Serious intent to fuel McIlroy's Masters mission
The new year will be all about the Majors for the World's No 3, says Dermot Gilleece
For all his maturity with club and ball, Rory McIlroy readily acknowledges that mum and dad know best. Which is why his parents, Rosie and Gerry, will form a critical part of his support team on at the US Masters in Augusta next April.
After two tournament victories during almost three months spent in far-off lands, the 22-year-old world number three is home for a family Christmas. And he and Graeme McDowell were together in Dublin last Wednesday, as the formidable duo now heading the fortunes of Horizon Sports.
"Recent developments have been exciting," said McDowell about an October move which saw McIlroy switch management camps from Chubby Chandler's ISM. "Though we played together in the World Cup, I haven't actually spent much time with Rory over the last few years. So I'm really pleased he has joined Horizon. And with two wins, the switch has been pretty seamless.
"For me, there's the advantage of spending more time with him on days like today. He's an exciting player to be around. I love his energy; the way he plays the game, and there can only be positives for me from feeding off him."
McIlroy believes he has fully recovered from debilitating dengue fever which brought serious bouts of fatigue even during his victory march in the Hong Kong Open early this month. He looked bright, fit and healthy in jeans and a chunky grey sweater. And, as usual, his views on his chosen craft were considered, intelligent and often remarkably mature for his tender years.
Like when he explained why he had no plans to buy his own aircraft. "You've got to fly 300 hours a year to make financial sense of it," he said. Then, when I pointed out that Pádraig Harrington made such a purchase in the belief it would extend his playing career, McIlroy replied: "I don't plan to be playing tournament golf in my forties."
He was also sensible enough to recognise that his management of the blade needed improvement when he found himself preferring the prospect of a 210-yard five-iron over water to a tight pin, than a tricky six-foot putt. So he acquired the services of twice former PGA champion, Dave Stockton, to give him a putting stroke to match his long game.
Yet his tears in the wake of a crushing meltdown on the final back nine at Augusta highlighted the difference between intellectual and emotional maturity.

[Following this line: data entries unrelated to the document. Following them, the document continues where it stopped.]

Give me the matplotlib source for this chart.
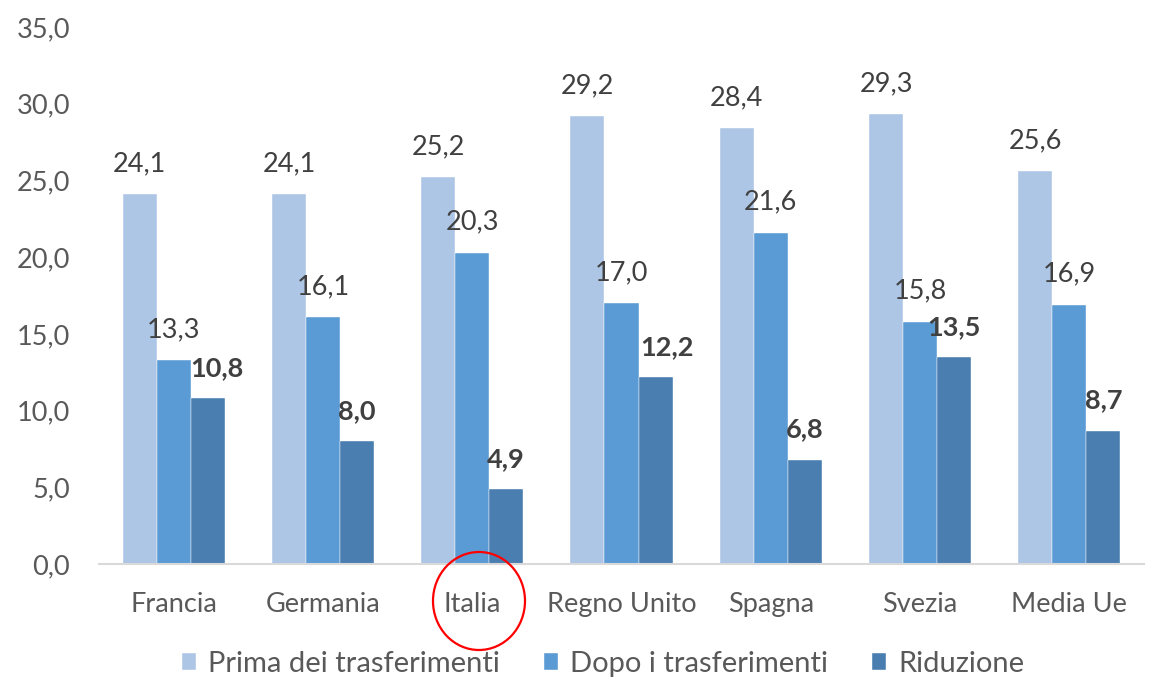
import matplotlib
matplotlib.use("Agg")
import matplotlib.pyplot as plt
import numpy as np
from matplotlib.patches import Ellipse

categories = ["Francia", "Germania", "Italia", "Regno Unito", "Spagna", "Svezia", "Media Ue"]
prima = [24.1, 24.1, 25.2, 29.2, 28.4, 29.3, 25.6]
dopo = [13.3, 16.1, 20.3, 17.0, 21.6, 15.8, 16.9]
riduzione = [10.8, 8.0, 4.9, 12.2, 6.8, 13.5, 8.7]
series_names = ["Prima dei trasferimenti", "Dopo i trasferimenti", "Riduzione"]
yticks = [0, 5, 10, 15, 20, 25, 30, 35]

colors = ["#ADC6E6", "#5B9BD5", "#4A7EB0"]
plt.rcParams['font.family'] = ['Lato', 'DejaVu Sans']
FS = 19.5

# label nudges (series index, category index) -> x offset in points
label_dx = {(2, 0): 7, (2, 3): 8}

fig = plt.figure(figsize=(11.64, 6.85), dpi=100)
ax = fig.add_axes([99/1164, 1-564/685, (1144-99)/1164, (564-27)/685])

x = np.arange(len(categories))
w = 0.228
all_series = [prima, dopo, riduzione]
for i, (vals, c, name) in enumerate(zip(all_series, colors, series_names)):
    pos = x + (i - 1) * w
    ax.bar(pos, vals, width=w, color=c, label=name, edgecolor='white', linewidth=0.3)
    for j, (p, v) in enumerate(zip(pos, vals)):
        ax.annotate(f"{v:.1f}".replace('.', ','), (p, v),
                    xytext=(label_dx.get((i, j), 0), 13), textcoords='offset points',
                    ha='center', va='bottom', fontsize=FS, color='#404040',
                    fontweight='bold' if i == 2 else 'normal')

ax.set_xlim(-0.5, len(categories) - 0.5)
ax.set_ylim(0, 35)
ax.set_yticks(yticks)
ax.set_yticklabels([f"{t:.1f}".replace('.', ',') for t in yticks], fontsize=FS, color='#595959')
ax.set_xticks(x)
ax.set_xticklabels(categories, fontsize=FS, color='#595959')
ax.tick_params(axis='both', length=0)
ax.tick_params(axis='x', pad=20)
ax.tick_params(axis='y', pad=21)
for s in ['top', 'right', 'left']:
    ax.spines[s].set_visible(False)
ax.spines['bottom'].set_color('#D9D9D9')
ax.spines['bottom'].set_linewidth(1.5)

leg = fig.legend(loc='center', bbox_to_anchor=(603/1164, 1-664/685), ncol=3, frameon=False,
                 fontsize=21, handlelength=0.5, handleheight=0.5, columnspacing=1.5,
                 handletextpad=0.4, labelcolor='#595959')

ell = Ellipse((479/1164, 1-601/685), 92/1164, 98/685, transform=fig.transFigure,
              fill=False, edgecolor='#FF0000', linewidth=1.6)
fig.patches.append(ell)

fig.savefig("out.png", dpi=100)
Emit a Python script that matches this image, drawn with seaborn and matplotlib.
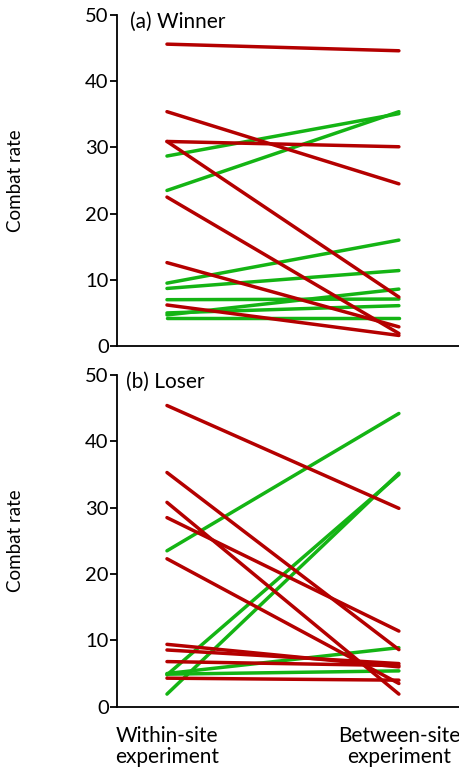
import numpy as np
import pandas as pd
import matplotlib
matplotlib.use('Agg')
import matplotlib.pyplot as plt
import seaborn as sns

sns.set_style('ticks')
plt.rcParams['font.family'] = ['Lato', 'DejaVu Sans']
plt.rcParams['text.color'] = 'black'
plt.rcParams['xtick.color'] = 'black'
plt.rcParams['ytick.color'] = 'black'
plt.rcParams['axes.labelcolor'] = 'black'
plt.rcParams['axes.edgecolor'] = 'black'

CONDITIONS = ['Within-site\nexperiment', 'Between-site\nexperiment']
RED = '#b40000'
GREEN = '#14b414'

# (a) Winner: combat rate within-site -> between-site
win_within  = [45.6, 35.4, 30.9, 30.9, 22.5, 12.6, 6.2,
               28.7, 23.5, 9.5, 8.7, 7.0, 4.7, 5.0, 4.2]
win_between = [44.6, 24.5, 30.1, 7.4, 1.9, 2.9, 1.6,
               35.1, 35.4, 16.0, 11.4, 7.1, 8.6, 6.1, 4.2]

# (b) Loser
los_within  = [45.4, 35.3, 30.8, 28.5, 22.3, 9.4, 8.55, 6.8, 4.3,
               23.5, 1.9, 4.8, 5.0, 4.9]
los_between = [29.9, 8.6, 1.9, 11.4, 3.5, 6.0, 6.5, 6.2, 4.0,
               44.2, 35.2, 35.0, 8.9, 5.4]


def to_long(within, between):
    rows = []
    for i, (a, b) in enumerate(zip(within, between)):
        trend = 'down' if b < a else 'up'
        rows.append({'pair': i, 'x': 0, 'rate': a, 'trend': trend})
        rows.append({'pair': i, 'x': 1, 'rate': b, 'trend': trend})
    return pd.DataFrame(rows)


fig = plt.figure(figsize=(4.59, 7.70), dpi=100)
ax1 = fig.add_axes([0.2549, 0.5506, 0.745, 0.4299])
ax2 = fig.add_axes([0.2549, 0.0822, 0.745, 0.4308])

panels = [(ax1, win_within, win_between, '(a) Winner', -0.16),
          (ax2, los_within, los_between, '(b) Loser', -0.177)]

for ax, w, b, title, tx in panels:
    df = to_long(w, b)
    for trend, col in [('up', GREEN), ('down', RED)]:
        sub = df[df['trend'] == trend]
        sns.lineplot(data=sub, x='x', y='rate', units='pair', estimator=None,
                     color=col, lw=2.5, ax=ax, legend=False,
                     solid_capstyle='round')
    ax.set_xlim(-0.2155, 1.259)
    ax.set_ylim(0, 50)
    ax.set_yticks([0, 10, 20, 30, 40, 50])
    ax.tick_params(axis='y', labelsize=14.5, length=5, width=1.3, pad=1)
    ax.set_ylabel('Combat rate', fontsize=13.5)
    ax.yaxis.set_label_coords(-0.272, 0.5)
    ax.set_xlabel('')
    for s in ['top', 'right']:
        ax.spines[s].set_visible(False)
    for s in ['left', 'bottom']:
        ax.spines[s].set_linewidth(1.3)
    ax.text(tx, 48.9, title, fontsize=15, ha='left', va='center')

ax1.set_xticks([])
ax2.set_xticks([0, 1])
ax2.set_xticklabels(CONDITIONS, fontsize=15, linespacing=1.05)
ax2.tick_params(axis='x', length=0, pad=14)
# the reference's right label sits a touch left of the line end
ax2.get_xticklabels()[1].set_x(0.985)

fig.savefig('out.png', dpi=100)
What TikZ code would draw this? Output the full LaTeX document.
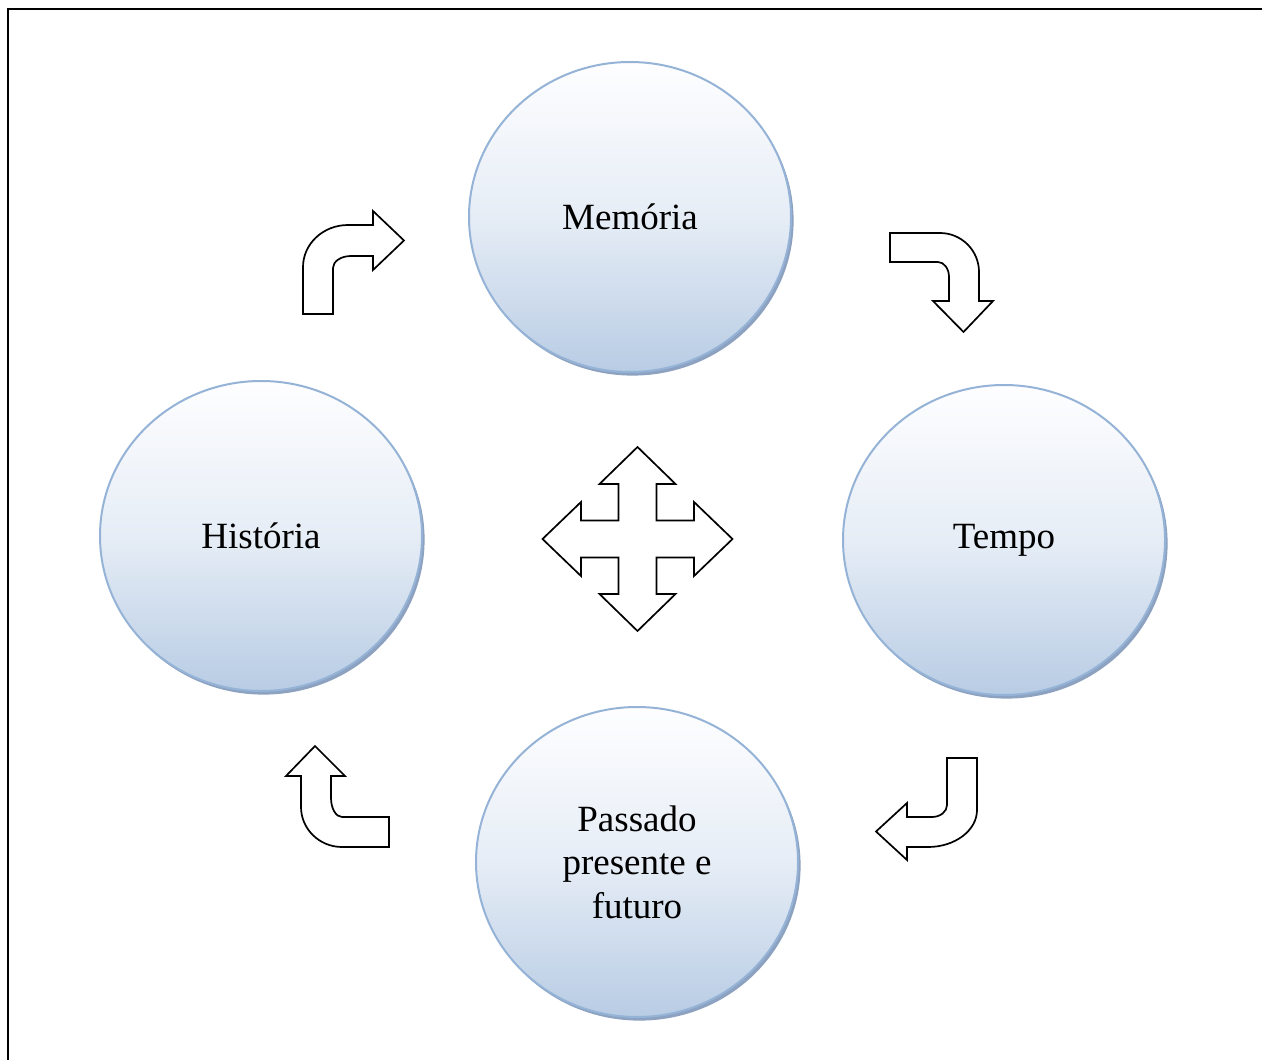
\documentclass[tikz,border=0pt]{standalone}
\usepackage{fontspec}
\setmainfont{Liberation Serif}
\usetikzlibrary{shapes.geometric,shadows}

\definecolor{circleline}{HTML}{95B3D7}
\definecolor{circletop}{HTML}{FEFEFF}
\definecolor{circlemiddle}{HTML}{E6EDF6}
\definecolor{circlebottom}{HTML}{B8CCE4}
\definecolor{circleshadow}{HTML}{8CA2C0}

\begin{document}
\begin{tikzpicture}[x=0.5pt,y=-0.5pt,
  bubble/.style={ellipse, draw=circleline, line width=1pt,
    top color=circletop, bottom color=circlebottom, middle color=circlemiddle,
    minimum width=161pt, minimum height=155pt, inner sep=0pt,
    align=center, font=\fontsize{18.5}{21.75}\selectfont,
    drop shadow={shadow xshift=1.3pt, shadow yshift=-1.8pt, fill=circleshadow, opacity=1}},
  blockarrow/.style={draw=black, fill=white, line width=0.85pt, line join=miter}]
%\draw [help lines] (0,0) grid (1262,1059);
\useasboundingbox (0,0) rectangle (1262,1059);

% frame
\draw [line width=1pt, line join=miter] (8,1070) -- (8,9.5) -- (1270,9.5);

% circles
\node [bubble] (memoria) at (630,217) {Memória};
\node [bubble] (historia) at (261,536) {História};
\node [bubble] (tempo) at (1004,540) {Tempo};
\node [bubble] (passado) at (637,862) {Passado\\presente e\\futuro};

% bent arrows
\draw [blockarrow] (303,314) -- (303,267) .. controls (303,244) and (323,225) .. (348,225)
  -- (373,225) -- (373,211) -- (404,240.5) -- (373,270) -- (373,256) -- (351,256)
  .. controls (341,256) and (333,261.4) .. (333,268) -- (333,314) -- cycle;

\draw [blockarrow] (890,233) -- (940,233) .. controls (961.5,233) and (979,250.5) .. (979,272)
  -- (979,301) -- (993,301) -- (963.5,332) -- (933,301) -- (949,301) -- (949,277)
  .. controls (949,268.7) and (944,262) .. (938,262) -- (890,262) -- cycle;

\draw [blockarrow] (947,758) -- (977,758) -- (977,810) .. controls (977,830.4) and (955,847) .. (928,847)
  -- (907,847) -- (907,860) -- (876,831.5) -- (907,803) -- (907,817) -- (932,817)
  .. controls (940.3,817) and (947,811.6) .. (947,805) -- cycle;

\draw [blockarrow] (389,817) -- (389,847) -- (342,847) .. controls (319.4,847) and (301,829) .. (301,807)
  -- (301,776) -- (286,776) -- (315,746) -- (345,776) -- (331,776) -- (331,798)
  .. controls (331,808.5) and (336,817) .. (342,817) -- cycle;

% four way arrow
\draw [blockarrow, shift={(637.5,539)}] (0,-92) -- (38,-55) -- (19,-55) -- (19,-18.5)
  -- (56.5,-18.5) -- (56.5,-37) -- (95,0) -- (56.5,37) -- (56.5,18.5) -- (19,18.5)
  -- (19,55) -- (38,55) -- (0,92) -- (-38,55) -- (-19,55) -- (-19,18.5)
  -- (-56.5,18.5) -- (-56.5,37) -- (-95,0) -- (-56.5,-37) -- (-56.5,-18.5)
  -- (-19,-18.5) -- (-19,-55) -- (-38,-55) -- cycle;

\end{tikzpicture}
\end{document}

And, in his hour of need, his parents were on the other side of the Atlantic.
"It was only afterwards that I realised the effect it had on me, not having my parents there," he said. "They're the people I really trust in my life and the difference my father made at Congressional (scene of his US Open triumph) was huge. Sure, anyone could have said the same things as he did over breakfast on the Sunday morning, but having it come from him made a huge difference. As I get older, I find myself appreciating that more and more.
"How he's really always had the balance right, the talent to give me my own space when I needed it. When I was 15 or 16, I remember he would say, 'When I was your age, I didn't want my dad hanging about with me all the time, either'."
Those were days of togetherness at places like Rosses Point where Gerry was a wonderfully supportive figure while his 15-year-old son became the youngest winner of the West of Ireland Championship in 2005. Funds were tight back then and a proud but practical father was more than pleased to collect a reported €1,000 from the local bookmakers after backing his son for the title at foolhardy odds of 8/1.
Looking towards a different rite of spring, McIlroy added: "I've made my decision. Everything I do from the time I return to the game in the New Year will be geared to the Masters. And next April at Augusta, instead of being with the lads (golfing pals from Northern Ireland), I'll be sharing a house with my mum and dad. It's important to have them there."
All of which would suggest serious intent based on his own resources rather than the notion that a notoriously demanding course might somehow owe him for the pain it inflicted eight months ago. So, what did McDowell think? "I think Rory will win next year's Masters," he said without hesitation.
The 2010 US Open champion went on: "I've always felt the course was tailor-made for his game and I expect him to be really fired up for it after what happened last April. He showed at
Congressional that he can react to that kind of stuff and if I was backing anyone other than myself around Augusta, Rory would be clear favourite."
Meanwhile, McIlroy is also looking to the defence of his US Open title at the Olympic Club, which will be entirely new to him.
"I'll see it for the first time on the champion's Media Day, probably in May," he said. "Then I plan to return there for two days during the week before the championship with JP (caddie JP Fitzgerald) and hopefully my coach, Michael Bannon.
"I'm going to be practising at the Titleist facility in Carlsbad (near San Diego) that week and San Francisco is not too far up the coast. I will also go to Lytham during the week prior to the Open and though the schedule is very tight on the run-up to the PGA Championship, I will be trying to find a way of an early look at Kiawah Island. Either way, I can always turn to Dave Stockton, who captained the winning US Ryder Cup team there in 1991."
Looking beyond this weekend's festivities, I wondered how many Major victories he would consider an appropriate New Year wish. Would one be enough? "It would be satisfactory," came the reply. And there wasn't even the hint of a smile on his earnest, young face.